--- start of Data listing ---

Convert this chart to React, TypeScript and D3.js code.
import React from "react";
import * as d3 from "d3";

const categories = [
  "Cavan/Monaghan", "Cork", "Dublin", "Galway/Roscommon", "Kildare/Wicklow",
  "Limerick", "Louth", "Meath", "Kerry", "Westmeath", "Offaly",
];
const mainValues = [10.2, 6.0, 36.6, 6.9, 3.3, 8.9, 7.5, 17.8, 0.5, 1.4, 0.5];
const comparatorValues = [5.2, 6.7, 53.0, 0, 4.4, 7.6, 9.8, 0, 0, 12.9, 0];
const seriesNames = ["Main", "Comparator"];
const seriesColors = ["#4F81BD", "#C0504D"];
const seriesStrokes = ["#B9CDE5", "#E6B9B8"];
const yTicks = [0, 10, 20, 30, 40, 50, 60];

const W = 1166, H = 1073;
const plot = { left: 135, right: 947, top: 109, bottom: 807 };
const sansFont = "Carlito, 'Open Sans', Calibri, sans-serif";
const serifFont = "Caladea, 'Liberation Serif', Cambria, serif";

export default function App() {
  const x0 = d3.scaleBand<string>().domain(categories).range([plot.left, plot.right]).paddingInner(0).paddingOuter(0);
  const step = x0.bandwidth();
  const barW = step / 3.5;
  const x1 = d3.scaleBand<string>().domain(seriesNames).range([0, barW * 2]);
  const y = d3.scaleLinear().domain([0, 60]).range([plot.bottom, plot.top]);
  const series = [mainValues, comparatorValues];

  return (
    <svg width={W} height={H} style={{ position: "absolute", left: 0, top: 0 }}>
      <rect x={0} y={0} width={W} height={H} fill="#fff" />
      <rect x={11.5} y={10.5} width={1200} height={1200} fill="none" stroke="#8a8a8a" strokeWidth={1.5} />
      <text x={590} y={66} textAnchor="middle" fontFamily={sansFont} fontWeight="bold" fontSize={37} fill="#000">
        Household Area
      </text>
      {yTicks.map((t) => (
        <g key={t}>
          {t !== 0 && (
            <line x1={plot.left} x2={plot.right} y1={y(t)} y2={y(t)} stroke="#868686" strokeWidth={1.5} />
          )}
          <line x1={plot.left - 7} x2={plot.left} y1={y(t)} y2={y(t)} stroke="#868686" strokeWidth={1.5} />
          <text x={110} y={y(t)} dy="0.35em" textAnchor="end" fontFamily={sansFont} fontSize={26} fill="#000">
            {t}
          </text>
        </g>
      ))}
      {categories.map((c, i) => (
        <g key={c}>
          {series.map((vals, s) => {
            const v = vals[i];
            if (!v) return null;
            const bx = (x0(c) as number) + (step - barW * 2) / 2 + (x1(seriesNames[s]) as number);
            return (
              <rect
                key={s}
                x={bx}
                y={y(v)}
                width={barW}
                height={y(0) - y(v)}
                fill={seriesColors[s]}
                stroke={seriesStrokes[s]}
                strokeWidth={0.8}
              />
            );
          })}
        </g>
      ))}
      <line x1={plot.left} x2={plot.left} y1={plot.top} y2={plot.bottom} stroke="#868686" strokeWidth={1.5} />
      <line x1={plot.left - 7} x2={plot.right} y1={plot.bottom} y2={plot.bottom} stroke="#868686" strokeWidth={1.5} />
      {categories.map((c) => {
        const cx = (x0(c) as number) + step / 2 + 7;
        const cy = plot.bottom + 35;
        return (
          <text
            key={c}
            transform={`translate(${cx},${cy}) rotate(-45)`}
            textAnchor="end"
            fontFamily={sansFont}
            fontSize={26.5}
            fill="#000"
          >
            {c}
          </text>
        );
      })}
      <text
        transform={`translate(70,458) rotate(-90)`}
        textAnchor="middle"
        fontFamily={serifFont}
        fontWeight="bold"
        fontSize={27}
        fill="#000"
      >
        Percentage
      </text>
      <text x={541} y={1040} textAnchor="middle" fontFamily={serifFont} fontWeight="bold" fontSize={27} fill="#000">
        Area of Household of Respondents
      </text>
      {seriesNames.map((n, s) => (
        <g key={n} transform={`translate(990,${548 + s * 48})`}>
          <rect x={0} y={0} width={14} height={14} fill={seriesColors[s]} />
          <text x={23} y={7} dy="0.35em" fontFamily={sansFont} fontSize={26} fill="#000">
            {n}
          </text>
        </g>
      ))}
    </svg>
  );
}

--- end of Data listing ---
--- start of Data listing ---

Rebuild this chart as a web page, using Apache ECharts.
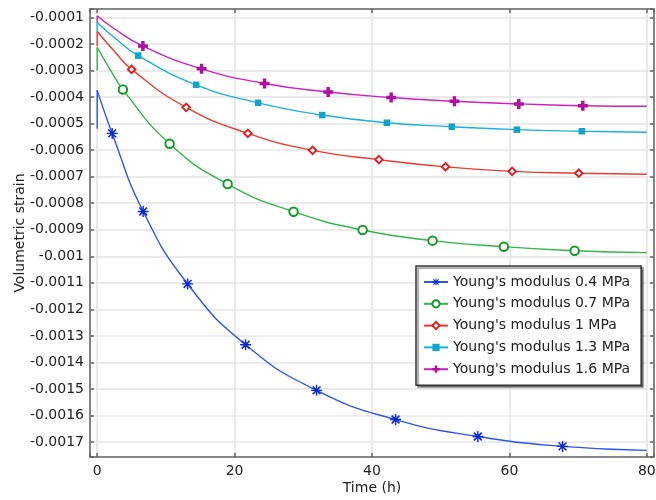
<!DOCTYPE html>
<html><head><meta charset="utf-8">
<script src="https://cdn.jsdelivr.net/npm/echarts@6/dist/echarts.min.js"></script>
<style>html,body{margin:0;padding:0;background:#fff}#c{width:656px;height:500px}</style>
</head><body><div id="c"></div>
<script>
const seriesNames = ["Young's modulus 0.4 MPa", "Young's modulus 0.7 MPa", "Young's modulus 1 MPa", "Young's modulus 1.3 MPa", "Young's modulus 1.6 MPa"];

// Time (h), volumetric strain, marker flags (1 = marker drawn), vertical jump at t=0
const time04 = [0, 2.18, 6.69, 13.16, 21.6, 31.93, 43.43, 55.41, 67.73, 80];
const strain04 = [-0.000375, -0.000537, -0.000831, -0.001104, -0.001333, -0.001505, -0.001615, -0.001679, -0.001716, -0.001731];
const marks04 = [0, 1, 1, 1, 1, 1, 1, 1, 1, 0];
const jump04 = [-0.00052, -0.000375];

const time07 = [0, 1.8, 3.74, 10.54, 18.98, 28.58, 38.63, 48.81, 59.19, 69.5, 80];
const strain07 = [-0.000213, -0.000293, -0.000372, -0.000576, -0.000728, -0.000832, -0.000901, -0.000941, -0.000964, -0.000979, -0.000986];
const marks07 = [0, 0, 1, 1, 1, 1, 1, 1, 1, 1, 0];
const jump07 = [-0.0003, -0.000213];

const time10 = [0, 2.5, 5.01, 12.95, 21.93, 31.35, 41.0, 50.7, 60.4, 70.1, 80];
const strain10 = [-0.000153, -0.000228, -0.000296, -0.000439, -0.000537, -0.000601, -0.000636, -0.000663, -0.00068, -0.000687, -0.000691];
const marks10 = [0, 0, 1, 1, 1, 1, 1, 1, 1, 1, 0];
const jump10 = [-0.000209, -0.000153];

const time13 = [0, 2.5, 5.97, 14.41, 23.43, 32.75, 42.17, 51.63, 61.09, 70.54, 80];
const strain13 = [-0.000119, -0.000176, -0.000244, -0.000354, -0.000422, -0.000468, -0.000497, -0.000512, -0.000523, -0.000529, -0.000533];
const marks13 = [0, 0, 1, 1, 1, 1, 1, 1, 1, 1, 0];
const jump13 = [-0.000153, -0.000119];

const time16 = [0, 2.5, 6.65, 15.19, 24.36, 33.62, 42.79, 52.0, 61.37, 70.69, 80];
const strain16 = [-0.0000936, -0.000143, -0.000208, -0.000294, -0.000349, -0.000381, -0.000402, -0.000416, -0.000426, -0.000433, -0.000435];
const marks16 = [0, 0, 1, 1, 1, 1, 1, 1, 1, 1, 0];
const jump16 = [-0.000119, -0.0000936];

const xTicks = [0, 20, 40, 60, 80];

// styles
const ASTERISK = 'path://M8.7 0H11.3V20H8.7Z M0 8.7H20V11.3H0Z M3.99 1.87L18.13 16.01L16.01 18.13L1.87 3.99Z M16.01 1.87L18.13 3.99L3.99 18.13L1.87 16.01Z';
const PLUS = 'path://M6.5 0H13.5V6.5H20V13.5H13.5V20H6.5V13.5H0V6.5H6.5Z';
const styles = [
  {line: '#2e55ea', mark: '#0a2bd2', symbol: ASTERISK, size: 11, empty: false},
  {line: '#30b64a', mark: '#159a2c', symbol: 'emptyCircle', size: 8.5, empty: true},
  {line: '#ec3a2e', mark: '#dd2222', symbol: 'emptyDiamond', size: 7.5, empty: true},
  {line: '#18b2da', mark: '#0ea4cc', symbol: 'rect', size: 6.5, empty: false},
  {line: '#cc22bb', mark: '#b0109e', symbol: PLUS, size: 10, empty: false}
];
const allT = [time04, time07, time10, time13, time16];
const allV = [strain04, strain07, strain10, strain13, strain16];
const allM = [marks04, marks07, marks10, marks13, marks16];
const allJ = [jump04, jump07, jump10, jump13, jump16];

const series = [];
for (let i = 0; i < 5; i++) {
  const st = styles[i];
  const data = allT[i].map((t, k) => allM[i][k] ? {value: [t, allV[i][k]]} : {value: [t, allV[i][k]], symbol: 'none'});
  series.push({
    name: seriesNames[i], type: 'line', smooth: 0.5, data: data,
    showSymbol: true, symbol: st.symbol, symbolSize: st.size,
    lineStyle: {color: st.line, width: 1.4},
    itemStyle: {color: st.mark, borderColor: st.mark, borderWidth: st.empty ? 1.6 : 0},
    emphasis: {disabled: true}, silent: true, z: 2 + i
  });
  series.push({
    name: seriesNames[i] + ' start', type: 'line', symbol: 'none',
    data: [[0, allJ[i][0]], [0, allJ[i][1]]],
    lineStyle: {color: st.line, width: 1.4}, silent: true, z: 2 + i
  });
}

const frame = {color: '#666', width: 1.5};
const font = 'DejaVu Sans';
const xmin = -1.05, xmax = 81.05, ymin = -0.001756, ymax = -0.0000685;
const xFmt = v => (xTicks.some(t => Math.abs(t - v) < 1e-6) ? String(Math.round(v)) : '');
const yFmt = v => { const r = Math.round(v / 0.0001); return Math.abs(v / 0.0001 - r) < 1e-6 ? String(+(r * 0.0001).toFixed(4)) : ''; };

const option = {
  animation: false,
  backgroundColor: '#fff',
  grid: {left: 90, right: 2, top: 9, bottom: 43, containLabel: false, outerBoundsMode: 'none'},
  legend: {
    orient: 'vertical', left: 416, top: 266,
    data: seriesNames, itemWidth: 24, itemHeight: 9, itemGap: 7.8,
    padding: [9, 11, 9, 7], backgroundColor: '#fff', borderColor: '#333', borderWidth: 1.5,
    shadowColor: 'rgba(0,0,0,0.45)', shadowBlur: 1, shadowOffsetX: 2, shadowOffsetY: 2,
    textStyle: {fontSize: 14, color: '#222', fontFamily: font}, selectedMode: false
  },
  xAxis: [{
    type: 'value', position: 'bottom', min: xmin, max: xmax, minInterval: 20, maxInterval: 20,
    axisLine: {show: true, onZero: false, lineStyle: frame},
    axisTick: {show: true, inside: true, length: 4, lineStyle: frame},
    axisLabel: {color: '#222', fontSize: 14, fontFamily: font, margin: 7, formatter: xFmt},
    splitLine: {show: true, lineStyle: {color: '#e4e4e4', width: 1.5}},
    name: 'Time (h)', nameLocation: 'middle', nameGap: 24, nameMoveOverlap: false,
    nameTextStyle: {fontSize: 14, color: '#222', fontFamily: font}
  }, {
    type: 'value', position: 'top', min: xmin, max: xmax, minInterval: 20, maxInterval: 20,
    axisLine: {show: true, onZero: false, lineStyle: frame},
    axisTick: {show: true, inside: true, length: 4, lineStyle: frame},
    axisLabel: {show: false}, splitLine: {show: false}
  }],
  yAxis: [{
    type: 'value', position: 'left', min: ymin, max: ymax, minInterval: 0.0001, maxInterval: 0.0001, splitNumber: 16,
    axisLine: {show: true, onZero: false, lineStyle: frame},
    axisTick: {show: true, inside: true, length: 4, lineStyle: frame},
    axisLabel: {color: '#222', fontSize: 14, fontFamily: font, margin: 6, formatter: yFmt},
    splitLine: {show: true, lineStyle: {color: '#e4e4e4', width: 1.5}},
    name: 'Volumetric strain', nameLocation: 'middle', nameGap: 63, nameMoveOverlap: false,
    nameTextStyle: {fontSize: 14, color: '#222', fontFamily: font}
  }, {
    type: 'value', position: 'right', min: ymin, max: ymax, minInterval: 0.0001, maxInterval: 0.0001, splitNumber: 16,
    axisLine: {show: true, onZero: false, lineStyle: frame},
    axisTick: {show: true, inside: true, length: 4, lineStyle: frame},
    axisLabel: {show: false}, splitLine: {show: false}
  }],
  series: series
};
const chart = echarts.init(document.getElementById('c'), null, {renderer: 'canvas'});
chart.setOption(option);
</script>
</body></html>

--- end of Data listing ---
--- start of Data listing ---

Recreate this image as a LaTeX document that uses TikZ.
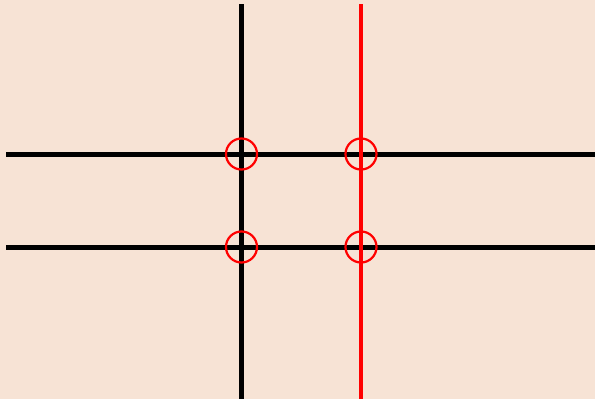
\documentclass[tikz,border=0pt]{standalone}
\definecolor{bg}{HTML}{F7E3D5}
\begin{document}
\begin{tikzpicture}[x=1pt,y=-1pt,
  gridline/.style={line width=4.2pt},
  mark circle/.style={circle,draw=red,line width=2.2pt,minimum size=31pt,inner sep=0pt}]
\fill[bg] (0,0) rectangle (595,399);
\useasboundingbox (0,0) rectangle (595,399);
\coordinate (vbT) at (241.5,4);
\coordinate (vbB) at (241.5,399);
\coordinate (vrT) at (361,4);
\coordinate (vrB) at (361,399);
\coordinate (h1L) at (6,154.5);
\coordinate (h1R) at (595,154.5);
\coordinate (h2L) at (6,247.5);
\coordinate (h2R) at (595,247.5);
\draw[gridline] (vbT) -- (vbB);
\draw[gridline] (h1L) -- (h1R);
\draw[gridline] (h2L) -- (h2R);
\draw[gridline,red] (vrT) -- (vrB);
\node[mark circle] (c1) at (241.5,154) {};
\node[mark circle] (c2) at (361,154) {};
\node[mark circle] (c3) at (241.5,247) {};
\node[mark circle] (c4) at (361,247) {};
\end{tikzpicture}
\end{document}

--- end of Data listing ---

**Short problem**
What is wanted is an exact copy of the lines from the line containing "Convert this chart" to the line containing "const series = [mainValues, comparatorValues];", both lines included, and of no other line.

**Answer**
Convert this chart to React, TypeScript and D3.js code.
import React from "react";
import * as d3 from "d3";

const categories = [
  "Cavan/Monaghan", "Cork", "Dublin", "Galway/Roscommon", "Kildare/Wicklow",
  "Limerick", "Louth", "Meath", "Kerry", "Westmeath", "Offaly",
];
const mainValues = [10.2, 6.0, 36.6, 6.9, 3.3, 8.9, 7.5, 17.8, 0.5, 1.4, 0.5];
const comparatorValues = [5.2, 6.7, 53.0, 0, 4.4, 7.6, 9.8, 0, 0, 12.9, 0];
const seriesNames = ["Main", "Comparator"];
const seriesColors = ["#4F81BD", "#C0504D"];
const seriesStrokes = ["#B9CDE5", "#E6B9B8"];
const yTicks = [0, 10, 20, 30, 40, 50, 60];

const W = 1166, H = 1073;
const plot = { left: 135, right: 947, top: 109, bottom: 807 };
const sansFont = "Carlito, 'Open Sans', Calibri, sans-serif";
const serifFont = "Caladea, 'Liberation Serif', Cambria, serif";

export default function App() {
  const x0 = d3.scaleBand<string>().domain(categories).range([plot.left, plot.right]).paddingInner(0).paddingOuter(0);
  const step = x0.bandwidth();
  const barW = step / 3.5;
  const x1 = d3.scaleBand<string>().domain(seriesNames).range([0, barW * 2]);
  const y = d3.scaleLinear().domain([0, 60]).range([plot.bottom, plot.top]);
  const series = [mainValues, comparatorValues];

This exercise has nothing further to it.